After Colonial Pipeline Co. on May 8 paid roughly $4.4 million in cryptocurrency to hackers holding its computer systems hostage, the Federal Bureau of Investigation followed the digital money.
Over the next 19 days, court records show, a special agent watched on a publicly visible bitcoin ledger as hackers transferred the 75 bitcoins to other digital addresses. A May 27 transfer of nearly 64 bitcoins landed at a virtual address to which the FBI gained access, providing an opportunity to get a warrant and pounce.
On Monday, the Justice Department said it had recovered some of the cryptocurrency, equal to about $2.3 million of Colonial’s initial ransom.
The operation demonstrates investigators’ growing technical ability to disrupt the financial infrastructure that has enabled ransomware gangs to squeeze hundreds of millions of dollars from victims each year, cybersecurity experts say.

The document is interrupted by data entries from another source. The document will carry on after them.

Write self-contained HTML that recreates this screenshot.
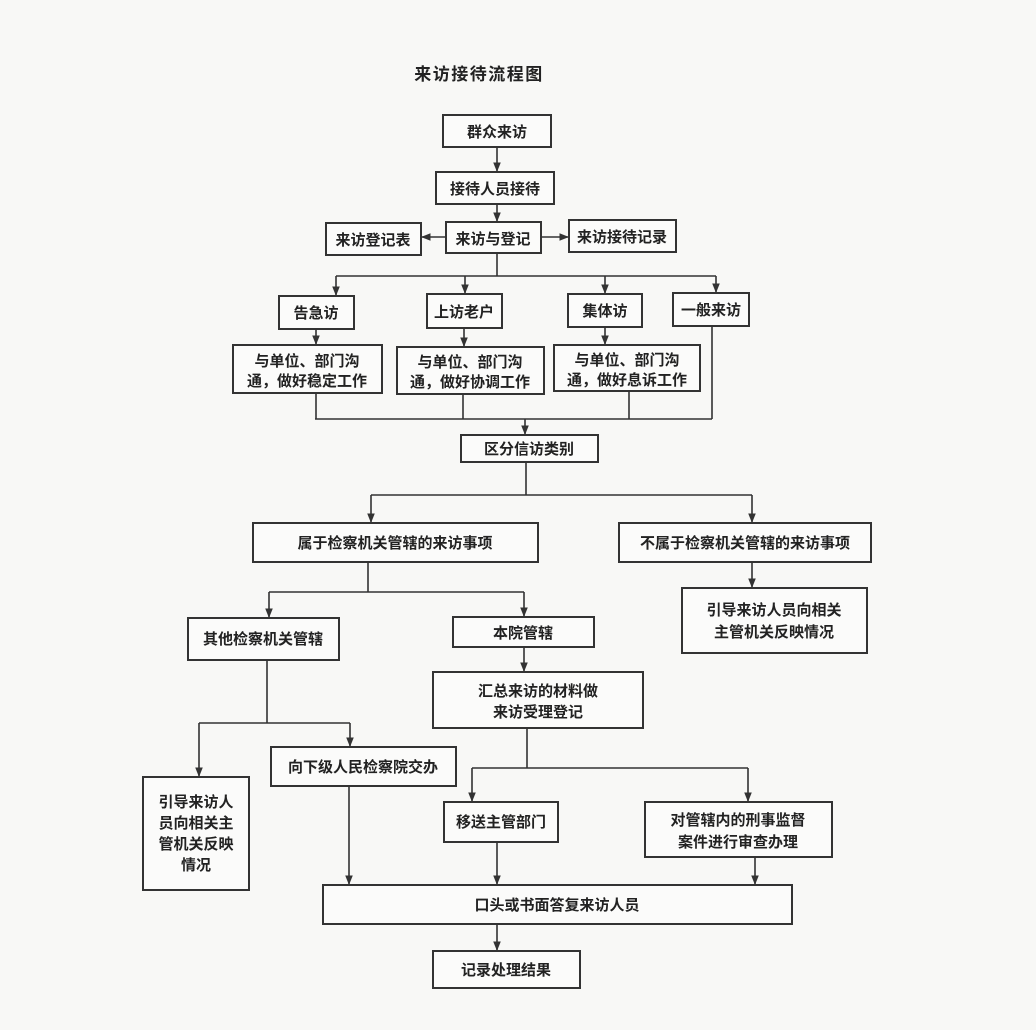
<!DOCTYPE html>
<html><head><meta charset="utf-8"><style>
html,body{margin:0;padding:0;background:#f8f8f6;}
svg{display:block}
text{font-family:"Liberation Sans","Noto Sans CJK SC",sans-serif;font-weight:bold;fill:#222;font-size:15px;text-anchor:middle;}
rect{fill:#fbfbfa;stroke:#333;stroke-width:2}
line,polyline{stroke:#333;stroke-width:1.6;fill:none}
</style></head><body>
<svg width="1036" height="1030" viewBox="0 0 1036 1030">
<defs><marker id="a" viewBox="0 0 10 10" refX="9" refY="5" markerWidth="6" markerHeight="6" orient="auto"><path d="M0,1 L10,5 L0,9 z" fill="#333"/></marker></defs>
<text x="479" y="80" style="font-size:17px;letter-spacing:1.5px">来访接待流程图</text>

<rect x="443" y="115" width="108" height="32"/><text x="497" y="137">群众来访</text>
<line x1="497" y1="147" x2="497" y2="171" marker-end="url(#a)"/>
<rect x="436" y="172" width="118" height="32"/><text x="495" y="194">接待人员接待</text>
<line x1="497" y1="204" x2="497" y2="221" marker-end="url(#a)"/>
<rect x="446" y="222" width="95" height="31"/><text x="493" y="244">来访与登记</text>
<line x1="446" y1="237" x2="422" y2="237" marker-end="url(#a)"/>
<rect x="326" y="223" width="95" height="32"/><text x="373" y="245">来访登记表</text>
<line x1="541" y1="237" x2="568" y2="237" marker-end="url(#a)"/>
<rect x="569" y="220" width="107" height="32"/><text x="622" y="242">来访接待记录</text>

<line x1="497" y1="253" x2="497" y2="276"/>
<line x1="336" y1="276" x2="716" y2="276"/>
<line x1="336" y1="276" x2="336" y2="295" marker-end="url(#a)"/>
<line x1="465" y1="276" x2="465" y2="293" marker-end="url(#a)"/>
<line x1="605" y1="276" x2="605" y2="293" marker-end="url(#a)"/>
<line x1="716" y1="276" x2="716" y2="292" marker-end="url(#a)"/>

<rect x="279" y="296" width="75" height="33"/><text x="316" y="318">告急访</text>
<rect x="427" y="294" width="75" height="34"/><text x="464" y="317">上访老户</text>
<rect x="568" y="294" width="74" height="33"/><text x="605" y="316">集体访</text>
<rect x="673" y="293" width="76" height="33"/><text x="711" y="315">一般来访</text>

<line x1="316" y1="329" x2="316" y2="344" marker-end="url(#a)"/>
<line x1="464" y1="328" x2="464" y2="346" marker-end="url(#a)"/>
<line x1="605" y1="327" x2="605" y2="344" marker-end="url(#a)"/>
<rect x="233" y="345" width="149" height="48"/><text x="307" y="366">与单位、部门沟</text><text x="307" y="386">通，做好稳定工作</text>
<rect x="397" y="347" width="147" height="47"/><text x="470" y="367">与单位、部门沟</text><text x="470" y="387">通，做好协调工作</text>
<rect x="554" y="345" width="146" height="46"/><text x="627" y="365">与单位、部门沟</text><text x="627" y="385">通，做好息诉工作</text>

<line x1="316" y1="393" x2="316" y2="419"/>
<line x1="463" y1="394" x2="463" y2="419"/>
<line x1="629" y1="391" x2="629" y2="419"/>
<line x1="712" y1="326" x2="712" y2="419"/>
<line x1="315" y1="419" x2="712" y2="419"/>
<line x1="525" y1="419" x2="525" y2="434" marker-end="url(#a)"/>
<rect x="461" y="435" width="137" height="27"/><text x="529" y="454">区分信访类别</text>

<line x1="526" y1="462" x2="526" y2="495"/>
<line x1="371" y1="495" x2="752" y2="495"/>
<line x1="371" y1="495" x2="371" y2="522" marker-end="url(#a)"/>
<line x1="752" y1="495" x2="752" y2="522" marker-end="url(#a)"/>
<rect x="253" y="523" width="285" height="39"/><text x="395" y="548">属于检察机关管辖的来访事项</text>
<rect x="619" y="523" width="252" height="39"/><text x="745" y="548">不属于检察机关管辖的来访事项</text>
<line x1="752" y1="562" x2="752" y2="587" marker-end="url(#a)"/>
<rect x="682" y="588" width="185" height="65"/><text x="774" y="615">引导来访人员向相关</text><text x="774" y="637">主管机关反映情况</text>

<line x1="368" y1="562" x2="368" y2="592"/>
<line x1="269" y1="592" x2="524" y2="592"/>
<line x1="269" y1="592" x2="269" y2="617" marker-end="url(#a)"/>
<line x1="524" y1="592" x2="524" y2="616" marker-end="url(#a)"/>
<rect x="188" y="618" width="151" height="42"/><text x="263" y="644">其他检察机关管辖</text>
<rect x="453" y="617" width="141" height="30"/><text x="523" y="638">本院管辖</text>
<line x1="524" y1="647" x2="524" y2="671" marker-end="url(#a)"/>
<rect x="433" y="672" width="210" height="56"/><text x="538" y="696">汇总来访的材料做</text><text x="538" y="717">来访受理登记</text>

<line x1="267" y1="660" x2="267" y2="723"/>
<line x1="199" y1="723" x2="350" y2="723"/>
<line x1="199" y1="723" x2="199" y2="776" marker-end="url(#a)"/>
<line x1="350" y1="723" x2="350" y2="746" marker-end="url(#a)"/>
<rect x="143" y="777" width="106" height="113"/>
<text x="196" y="807">引导来访人</text><text x="196" y="828">员向相关主</text><text x="196" y="849">管机关反映</text><text x="196" y="870">情况</text>
<rect x="271" y="747" width="185" height="39"/><text x="363" y="772">向下级人民检察院交办</text>

<line x1="527" y1="728" x2="527" y2="768"/>
<line x1="472" y1="768" x2="748" y2="768"/>
<line x1="472" y1="768" x2="472" y2="801" marker-end="url(#a)"/>
<line x1="748" y1="768" x2="748" y2="801" marker-end="url(#a)"/>
<rect x="444" y="802" width="114" height="40"/><text x="501" y="827">移送主管部门</text>
<rect x="645" y="802" width="187" height="55"/><text x="738" y="825">对管辖内的刑事监督</text><text x="738" y="847">案件进行审查办理</text>

<line x1="349" y1="786" x2="349" y2="884" marker-end="url(#a)"/>
<line x1="497" y1="842" x2="497" y2="884" marker-end="url(#a)"/>
<line x1="755" y1="857" x2="755" y2="884" marker-end="url(#a)"/>
<rect x="323" y="885" width="469" height="39"/><text x="557" y="910">口头或书面答复来访人员</text>
<line x1="497" y1="924" x2="497" y2="950" marker-end="url(#a)"/>
<rect x="433" y="951" width="147" height="37"/><text x="506" y="975">记录处理结果</text>
</svg>
</body></html>
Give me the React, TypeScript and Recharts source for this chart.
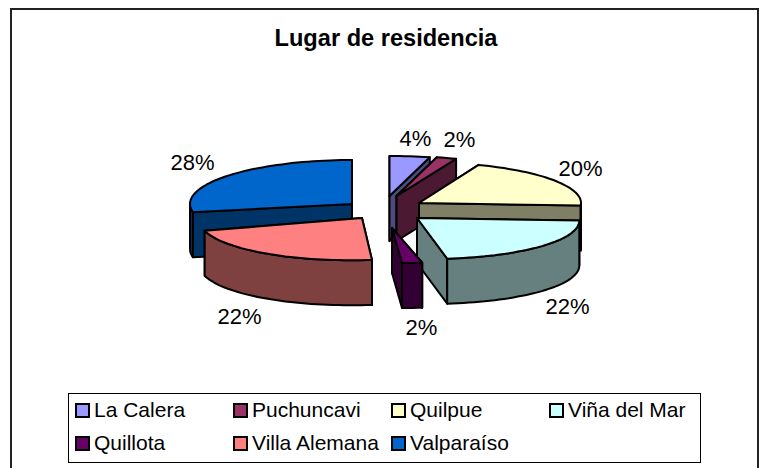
import { PieChart, Pie, Legend } from 'recharts';

const CATEGORIES = ['La Calera', 'Puchuncavi', 'Quilpue', 'Viña del Mar', 'Quillota', 'Villa Alemana', 'Valparaíso'];
const VALUES = [4, 2, 20, 22, 2, 22, 28];

const COLORS = ['#9999FF', '#993366', '#FFFFCC', '#CCFFFF', '#660066', '#FF8080', '#0066CC'];
const SIDE_COLORS = ['#4C4C7F', '#4C1933', '#7F7F66', '#667F7F', '#330033', '#7F4040', '#003366'];

// Excel-style explode and perspective for each slice: shift from the pie centre,
// vertical radius, lean of the front half, drop of the left side
const SLICE_VIEW = [
  { dx: 6, dy: -18, ry: 40, lean: 0, tilt: 0 },
  { dx: 13, dy: -18, ry: 40, lean: 0, tilt: 0 },
  { dx: 35.5, dy: -11, ry: 41, lean: 0, tilt: 0 },
  { dx: 33.5, dy: 4, ry: 41, lean: 10, tilt: 0 },
  { dx: 8.5, dy: 14, ry: 35, lean: 10, tilt: 0 },
  { dx: -21.5, dy: 4, ry: 42, lean: 10, tilt: 5 },
  { dx: -31.5, dy: -10, ry: 44, lean: 0, tilt: 0 },
];
const LABEL_SHIFT = [
  [32, -76],
  [76, -75],
  [197, -46],
  [184, 92],
  [38, 113],
  [-144, 102],
  [-191, -52],
];

const DEPTH = 45;
const CX = 383.5;
const CY = 214;
const RX = 162;
const BACK_SLICE = CATEGORIES.length - 1;

const chartData = CATEGORIES.map((name, i) => ({ name, value: VALUES[i] }));

function Slice3D(props: any) {
  const { cx, cy, outerRadius, startAngle, endAngle, name } = props;
  const idx = CATEGORIES.indexOf(name);
  const view = SLICE_VIEW[idx];
  const ax = cx + view.dx;
  const ay = cy + view.dy;

  // recharts angles are counter-clockwise from 3 o'clock; work clockwise from 12
  const from = 90 - startAngle;
  const to = 90 - endAngle;
  const pt = (deg: number) => {
    const t = (deg * Math.PI) / 180;
    const sin = Math.sin(t);
    const cos = Math.cos(t);
    return [
      ax + outerRadius * sin + view.lean * Math.max(0, -cos),
      ay - view.ry * cos + view.tilt * Math.max(0, -sin),
    ];
  };
  const rim = (a: number, b: number) => {
    const pts = [];
    const steps = Math.max(2, Math.ceil(Math.abs(b - a) / 2));
    for (let i = 0; i <= steps; i++) pts.push(pt(a + ((b - a) * i) / steps));
    return pts;
  };
  const d = (pts: number[][]) => 'M' + pts.map((p) => p[0].toFixed(1) + ' ' + p[1].toFixed(1)).join('L') + 'Z';
  const drop = (pts: number[][]) => pts.map((p) => [p[0], p[1] + DEPTH]);

  const cut = (deg: number) => {
    const p = pt(deg);
    return d([[ax, ay], p, [p[0], p[1] + DEPTH], [ax, ay + DEPTH]]);
  };
  const frontFrom = Math.max(from, 90);
  const frontTo = Math.min(to, 270);
  const wall = frontTo > frontFrom ? rim(frontFrom, frontTo) : null;
  const common = { stroke: '#000', strokeWidth: 2, strokeLinejoin: 'round' as const };

  return (
    <g>
      <path d={cut(from)} fill={SIDE_COLORS[idx]} {...common} />
      <path d={cut(to)} fill={SIDE_COLORS[idx]} {...common} />
      {wall && <path d={d([...wall, ...drop(wall).reverse()])} fill={SIDE_COLORS[idx]} {...common} />}
      <path d={d([[ax, ay], ...rim(from, to)])} fill={COLORS[idx]} {...common} />
    </g>
  );
}

const backShape = (props: any) => (props.name === CATEGORIES[BACK_SLICE] ? <Slice3D {...props} /> : <g />);
const frontShape = (props: any) => (props.name !== CATEGORIES[BACK_SLICE] ? <Slice3D {...props} /> : <g />);

function renderLabel(props: any) {
  const { cx, cy, percent, index } = props;
  return (
    <text
      x={cx + LABEL_SHIFT[index][0]}
      y={cy + LABEL_SHIFT[index][1]}
      textAnchor="middle"
      dominantBaseline="central"
      fontSize={22}
      fill="#000"
      fontFamily="Liberation Sans"
    >
      {Math.round(percent * 100)}%
    </text>
  );
}

function LegendBox() {
  return (
    <div
      style={{
        position: 'absolute',
        left: 68,
        top: 392.5,
        width: 625,
        height: 68,
        border: '1.5px solid #000',
        display: 'grid',
        gridTemplateColumns: 'repeat(4, 158px)',
        gridAutoRows: '33px',
        paddingLeft: 6,
        boxSizing: 'content-box',
        fontFamily: 'Liberation Sans',
        fontSize: 21,
        color: '#000',
        background: '#fff',
      }}
    >
      {CATEGORIES.map((name, i) => (
        <div key={name} style={{ display: 'flex', alignItems: 'center', whiteSpace: 'nowrap' }}>
          <span
            style={{
              width: 11,
              height: 11,
              border: '2px solid #000',
              background: COLORS[i],
              marginRight: 4,
              flexShrink: 0,
            }}
          />
          {name}
        </div>
      ))}
    </div>
  );
}

export default function App() {
  return (
    <div style={{ position: 'absolute', left: 0, top: 0, width: 761, height: 468, background: '#fff', overflow: 'hidden' }}>
      <div
        style={{
          position: 'absolute',
          left: 10,
          top: 8,
          width: 745,
          height: 470,
          border: '2px solid #222',
        }}
      />
      <div
        style={{
          position: 'absolute',
          left: 0,
          width: 772,
          top: 25,
          textAlign: 'center',
          fontFamily: 'Liberation Sans',
          fontWeight: 'bold',
          fontSize: 23.6,
          color: '#000',
        }}
      >
        Lugar de residencia
      </div>
      <PieChart
        width={761}
        height={468}
        margin={{ top: 0, right: 0, bottom: 0, left: 0 }}
        style={{ position: 'absolute', left: 0, top: 0 }}
      >
        <Pie
          data={chartData}
          dataKey="value"
          nameKey="name"
          cx={CX}
          cy={CY}
          outerRadius={RX}
          startAngle={90}
          endAngle={-270}
          paddingAngle={0}
          shape={backShape}
          isAnimationActive={false}
        />
        <Pie
          data={chartData}
          dataKey="value"
          nameKey="name"
          cx={CX}
          cy={CY}
          outerRadius={RX}
          startAngle={90}
          endAngle={-270}
          paddingAngle={0}
          shape={frontShape}
          label={renderLabel}
          labelLine={false}
          isAnimationActive={false}
        />
        <Legend content={() => null} />
      </PieChart>
      <LegendBox />
    </div>
  );
}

Despite cryptocurrency’s reputation as a hard-to-trace medium of exchange useful to criminals and other groups that operate outside the traditional financial system, crypto experts say it is at times easier to track than hard currencies such as U.S. dollars.
“You can’t hide behind cryptocurrency,” said Elvis Chan, assistant special agent in charge of the cyber branch of the FBI’s San Francisco field office.